Hi Greg,

Sorry about not getting a reply off quicker - I've been working
on the bug for #4, where the program would crash with a "Killed"
message.  Managed to convert it to a "halt reached - array
reference count is negative!" error, and I think it's a problem
with Chapel - I'll submit it to the bug list.

> I'd have to have more information about your test case(s) to say
> anything specifically about why you were seeing the CPU loading you were
> with qthreads tasking. We could tackle that separately from this more
> general email.

Thanks for the detailed description; it helps (and the end advice -
trust the system - wasn't unexpected!)  In a week or two I should
have the program that triggered this behavior released with a test
case.  Maybe we can look at it then?

>> 3. Some errors are trapped by the runtime, others are not and
>>      just exit with a short message to the console.  Examples
>>      include segfaults and floating point exceptions.  Is it
>>      possible to print the line number where the error occurred
>>      (as staring at the code waiting for enlightenment isn't the
>>      fastest way to finding the problem)?  Or, what way do you
>>      recommend to debug problems like this?
>
> There's an admittedly imperfect distinction in internal code between
> internal checks for erroneous situations that are in some sense
> predictable and those that aren't predictable. For the unpredictable
> ones (no runtime message) you can always compile with -g and set your
> core file limit appropriately to allow dumping core for, say, a
> segfault. However, looking at core files corresponding to Chapel
> programs is something of a black art due to the fact that the Chapel
> compiler produces C code and re-compiles that with a C compiler to
> produce an executable. I confess I'm a little surprised you're getting
> segfaults unless you're compiling with --fast or something else that
> turns off checks. The obvious things that would cause segfaults, such as
> array mis-indexing, should be caught by the checks. Perhaps the most
> common reason for a segfault would be a stack overflow, since these are
> "detected" by use of inaccessible guard pages which do precisely that:
> cause a segfault when the stack is overflowed. Are the segfaulting
> programs written in such a way that they might require large task
> stacks? For example, do they have large arrays local to Chapel procs? (I
> may need some help here from other Chapel folks since I'm primarily a
> runtime person and the decision as to which Chapel variables are placed
> on the stack and which are placed in the heap is a bit of a black box to
> me.)
>

 >
 >> 4. We have one program that runs for a small number of iterations
 >>      but dies with a slightly larger (300 trials instead of 100).
 >>      The load on the CPU seems normal, but it will just stop with a
 >>      succinct message on the console: "Killed".  How do we find out
 >>      what's causing the problem?
 >
 > "Killed" is printed by the system when a process is killed by a SIGKILL
 > signal. The most common reason for this is the system running out of
 > memory, including swap space. When this happens a thingie (for lack of a
 > better word) in the kernel called the "OOM killer" (OOM == Out Of
 > Memory, google "OOM killer" for lots of info) makes a best guess as to
 > the offending process and kills it. It's possible this is related to
 > your question #3. If the product of your task count and per-task memory
 > requirements were big enough I could see this happening. What does the
 > loop structure look like (for/forall/coforall, nesting, etc.) and what
 > are the per-iteration memory requirements?
 >

How big are the stack limits?  The arrays we work with (for image
processing) are on the order of 10-20 MB.  We did trace one problem
to an array stored in a record, and suspect that the dynamics of
how records are passed around to procedures was the problem.
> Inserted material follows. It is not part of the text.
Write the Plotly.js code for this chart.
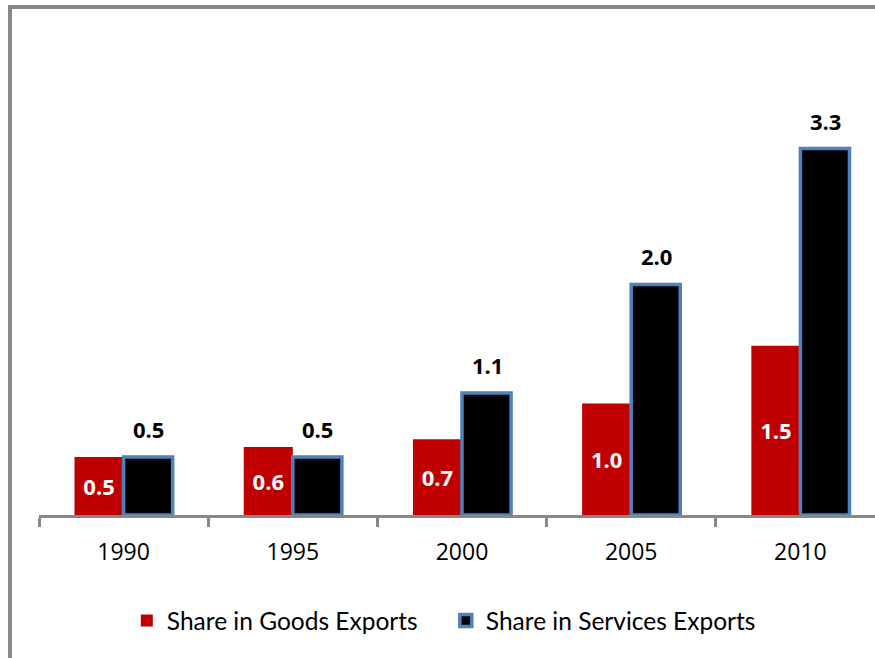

It's not an OOM problem.  The code was running serially (only for
loops), the arrays were on the order of a thousand elements - let's
say 10 or 20 arrays in total, so it shouldn't have been anywhere near
a system limit.  Are there other reasons for a SIGKILL?


None of these problems were unsolvable, by the way.  It was possible
to change the code to get around them, and I'm not sure if it was
us trying to do something that is questionable in the language, or
if it was a problem with Chapel's implementation (given that it's
still somewhat a work in progress).  The main annoyance is that the
messages are unhelpful, and finding the fix takes guesswork and is
fairly tedious.  When the runtime checks fail, you get an error
message pointing to where in the code to look, and you can figure
out what's going wrong.  But when there's a heap of generated code
between the object and source files, that's not really possible.

Might it possible to generate a map of the C lines that correspond
to each Chapel source line, so that you could use the normal C
debugging tools to find out where the error occurred, and then trace
it back to Chapel?  Bonus points if there was a way to do that
automatically ...


Ach, these are hard problems to debug!  And it's worse when there's
only vague descriptions of transient problems.  It would be nice if
there were some way to make it clearer what was going wrong.